On the whole, Ventas’ leadership is heartened by the fact that some states are trying to find a path back to normalcy. But Cafaro also likened the current situation to a “Covid-19 paradox,” with many unknowns.
“On the one side, reputable models and even certain government projections show an expected increase in Covid-19 confirmed cases and mortality numbers in many jurisdictions,” Cafaro said. “On the other hand, there is palpable optimism in the air as most states plan staged reopenings of their economies and businesses.”
‘Many tools in the bag’
Ventas has enacted multiple programs intended to support its operating partners throughout the Covid-19 pandemic. For example, the company is providing access to Covid-19 test kits and analysis from the Mayo Clinic Laboratories at no charge to some of its senior housing operators. The move is meant initially to accelerate testing of employees.
The effort is in conjunction with a program underway at Atria Senior Living, a major Ventas operating partner which was able to secure 30,000 Covid-19 testing kits from Mayo Clinic Laboratories. The company so far has tested 9,000 residents and 14,000 workers.
Next to receive help through the effort is Eclipse Senior Living, Cafaro said.
“Once we see how that goes … we’ll determine if we want to re-up, or if we want to take a different step moving forward,” she added. “But we think this is a great opportunity to do the right thing and really have a differentiated partnership with our operators.”

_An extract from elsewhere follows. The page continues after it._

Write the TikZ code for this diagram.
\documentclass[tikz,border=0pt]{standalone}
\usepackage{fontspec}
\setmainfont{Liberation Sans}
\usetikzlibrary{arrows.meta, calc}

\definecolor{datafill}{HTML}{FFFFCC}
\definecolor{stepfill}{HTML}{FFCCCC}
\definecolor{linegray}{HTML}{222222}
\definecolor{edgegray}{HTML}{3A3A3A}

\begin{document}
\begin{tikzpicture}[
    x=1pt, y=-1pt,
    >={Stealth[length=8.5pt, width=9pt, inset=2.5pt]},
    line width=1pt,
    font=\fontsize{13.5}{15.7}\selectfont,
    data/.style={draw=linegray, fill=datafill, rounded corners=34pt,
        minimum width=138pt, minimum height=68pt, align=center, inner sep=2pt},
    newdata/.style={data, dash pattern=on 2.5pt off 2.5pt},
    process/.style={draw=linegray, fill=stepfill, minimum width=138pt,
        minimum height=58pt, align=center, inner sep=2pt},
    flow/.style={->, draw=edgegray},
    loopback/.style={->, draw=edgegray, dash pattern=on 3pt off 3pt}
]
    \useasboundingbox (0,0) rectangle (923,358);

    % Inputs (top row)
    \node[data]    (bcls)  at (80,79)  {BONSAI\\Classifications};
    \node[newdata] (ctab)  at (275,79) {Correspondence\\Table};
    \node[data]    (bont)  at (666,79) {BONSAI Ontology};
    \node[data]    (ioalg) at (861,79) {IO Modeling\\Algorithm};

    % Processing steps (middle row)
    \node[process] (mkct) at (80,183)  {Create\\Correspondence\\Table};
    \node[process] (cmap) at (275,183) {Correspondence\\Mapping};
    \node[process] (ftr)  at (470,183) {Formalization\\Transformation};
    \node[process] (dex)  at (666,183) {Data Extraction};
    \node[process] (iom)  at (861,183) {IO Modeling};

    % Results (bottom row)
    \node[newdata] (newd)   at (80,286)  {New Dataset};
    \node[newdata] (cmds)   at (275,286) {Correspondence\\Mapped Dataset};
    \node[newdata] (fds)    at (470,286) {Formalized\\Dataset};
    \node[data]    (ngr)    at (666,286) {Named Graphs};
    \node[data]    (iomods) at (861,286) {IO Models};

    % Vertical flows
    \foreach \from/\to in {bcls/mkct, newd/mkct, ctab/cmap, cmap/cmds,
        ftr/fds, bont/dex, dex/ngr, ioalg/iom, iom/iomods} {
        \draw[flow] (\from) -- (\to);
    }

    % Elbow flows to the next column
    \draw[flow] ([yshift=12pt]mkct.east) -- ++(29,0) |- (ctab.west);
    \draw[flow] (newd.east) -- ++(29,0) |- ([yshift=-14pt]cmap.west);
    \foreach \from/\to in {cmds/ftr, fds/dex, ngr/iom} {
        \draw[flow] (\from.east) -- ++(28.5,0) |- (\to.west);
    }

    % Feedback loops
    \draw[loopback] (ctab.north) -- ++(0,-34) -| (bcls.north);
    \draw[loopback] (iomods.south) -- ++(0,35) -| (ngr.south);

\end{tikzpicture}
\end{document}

Ventas is also working to assist its tenants and operators in procuring personal protective equipment (PPE) through its sourcing platform, and is helping them secure financial relief from the federal government.

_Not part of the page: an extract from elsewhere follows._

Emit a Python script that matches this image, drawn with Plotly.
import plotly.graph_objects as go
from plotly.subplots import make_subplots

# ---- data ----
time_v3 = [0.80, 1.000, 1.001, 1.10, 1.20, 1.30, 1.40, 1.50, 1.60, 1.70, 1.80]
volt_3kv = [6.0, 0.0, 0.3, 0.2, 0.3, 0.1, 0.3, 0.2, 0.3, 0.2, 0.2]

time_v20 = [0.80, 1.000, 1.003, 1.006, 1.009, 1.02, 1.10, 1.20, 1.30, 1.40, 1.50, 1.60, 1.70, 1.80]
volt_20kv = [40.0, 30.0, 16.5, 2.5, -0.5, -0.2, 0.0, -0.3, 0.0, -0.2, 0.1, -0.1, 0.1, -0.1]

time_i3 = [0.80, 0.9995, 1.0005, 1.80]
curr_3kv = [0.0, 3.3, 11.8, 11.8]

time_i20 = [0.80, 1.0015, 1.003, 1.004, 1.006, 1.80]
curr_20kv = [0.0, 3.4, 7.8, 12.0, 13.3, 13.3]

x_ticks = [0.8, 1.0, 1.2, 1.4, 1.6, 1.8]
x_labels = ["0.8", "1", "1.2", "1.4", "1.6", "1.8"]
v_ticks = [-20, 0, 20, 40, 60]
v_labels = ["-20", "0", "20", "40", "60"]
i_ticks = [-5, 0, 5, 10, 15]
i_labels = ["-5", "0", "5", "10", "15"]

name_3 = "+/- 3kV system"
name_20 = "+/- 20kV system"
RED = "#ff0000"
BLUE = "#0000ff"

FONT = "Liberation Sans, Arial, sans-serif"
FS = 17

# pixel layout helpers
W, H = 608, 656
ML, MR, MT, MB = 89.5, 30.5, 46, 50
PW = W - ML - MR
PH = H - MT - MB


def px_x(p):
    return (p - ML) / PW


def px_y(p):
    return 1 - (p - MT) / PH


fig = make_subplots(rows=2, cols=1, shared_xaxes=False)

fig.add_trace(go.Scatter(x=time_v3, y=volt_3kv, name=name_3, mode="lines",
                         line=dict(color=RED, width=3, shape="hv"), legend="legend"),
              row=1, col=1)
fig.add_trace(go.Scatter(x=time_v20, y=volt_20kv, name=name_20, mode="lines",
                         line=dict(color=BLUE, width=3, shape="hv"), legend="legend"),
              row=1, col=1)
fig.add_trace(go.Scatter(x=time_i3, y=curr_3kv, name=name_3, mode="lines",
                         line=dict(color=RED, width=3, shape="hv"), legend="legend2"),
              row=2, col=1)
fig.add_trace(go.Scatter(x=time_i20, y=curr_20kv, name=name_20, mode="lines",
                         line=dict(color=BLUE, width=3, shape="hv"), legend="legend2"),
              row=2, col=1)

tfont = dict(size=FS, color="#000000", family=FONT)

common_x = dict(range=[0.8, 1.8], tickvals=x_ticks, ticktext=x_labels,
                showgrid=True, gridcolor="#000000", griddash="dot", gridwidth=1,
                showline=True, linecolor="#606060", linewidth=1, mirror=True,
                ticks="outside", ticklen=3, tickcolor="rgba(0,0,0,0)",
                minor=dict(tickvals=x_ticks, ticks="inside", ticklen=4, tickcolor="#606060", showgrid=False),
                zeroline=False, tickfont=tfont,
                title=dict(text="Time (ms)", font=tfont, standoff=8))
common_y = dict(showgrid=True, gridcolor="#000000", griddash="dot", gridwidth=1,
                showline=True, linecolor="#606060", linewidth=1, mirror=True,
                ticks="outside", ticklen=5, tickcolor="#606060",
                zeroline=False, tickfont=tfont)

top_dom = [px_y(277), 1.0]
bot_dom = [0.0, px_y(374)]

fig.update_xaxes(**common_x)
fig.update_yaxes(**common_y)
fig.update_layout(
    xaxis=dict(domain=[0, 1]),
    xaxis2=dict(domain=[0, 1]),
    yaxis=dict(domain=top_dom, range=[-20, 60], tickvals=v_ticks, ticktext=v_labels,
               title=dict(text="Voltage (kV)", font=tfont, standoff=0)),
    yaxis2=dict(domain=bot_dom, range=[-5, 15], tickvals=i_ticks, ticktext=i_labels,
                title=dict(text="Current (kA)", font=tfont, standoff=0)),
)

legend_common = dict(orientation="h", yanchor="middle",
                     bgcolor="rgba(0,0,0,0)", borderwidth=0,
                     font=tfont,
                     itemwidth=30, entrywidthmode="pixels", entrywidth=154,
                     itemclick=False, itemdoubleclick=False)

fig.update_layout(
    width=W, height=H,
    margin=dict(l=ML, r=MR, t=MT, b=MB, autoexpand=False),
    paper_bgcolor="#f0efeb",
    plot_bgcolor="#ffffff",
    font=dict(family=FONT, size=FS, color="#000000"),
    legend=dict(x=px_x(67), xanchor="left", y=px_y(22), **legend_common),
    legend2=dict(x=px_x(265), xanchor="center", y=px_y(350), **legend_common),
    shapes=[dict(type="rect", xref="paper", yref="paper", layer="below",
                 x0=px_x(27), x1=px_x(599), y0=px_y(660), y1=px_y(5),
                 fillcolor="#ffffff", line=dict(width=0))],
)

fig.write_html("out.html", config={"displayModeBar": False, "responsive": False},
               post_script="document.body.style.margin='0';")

And while Ventas celebrated its new management agreement with Holiday as a good move for both the operator and the REIT, Cafaro hasn’t soured on triple-net leases, either. She compared the leases to mortgages in the sense that they magnify ups and downs.
“I think there’s many tools in the bag … and the triple net lease, I think, will continue to be one,” Cafaro said. “We think we’ll continue to be creative and collaborative on how we work with our operators, be they tenants or managers, in optimizing our portfolio.”
While senior housing was a sore spot for Ventas, its other portfolios performed well in the first quarter of 2020. The company’s university-based research and innovation portfolio, for instance, grew NOI 22% on strong lease-ups in the quarter. And the company’s Medical Office Building portfolio grew NOI by 1.9% during the same period.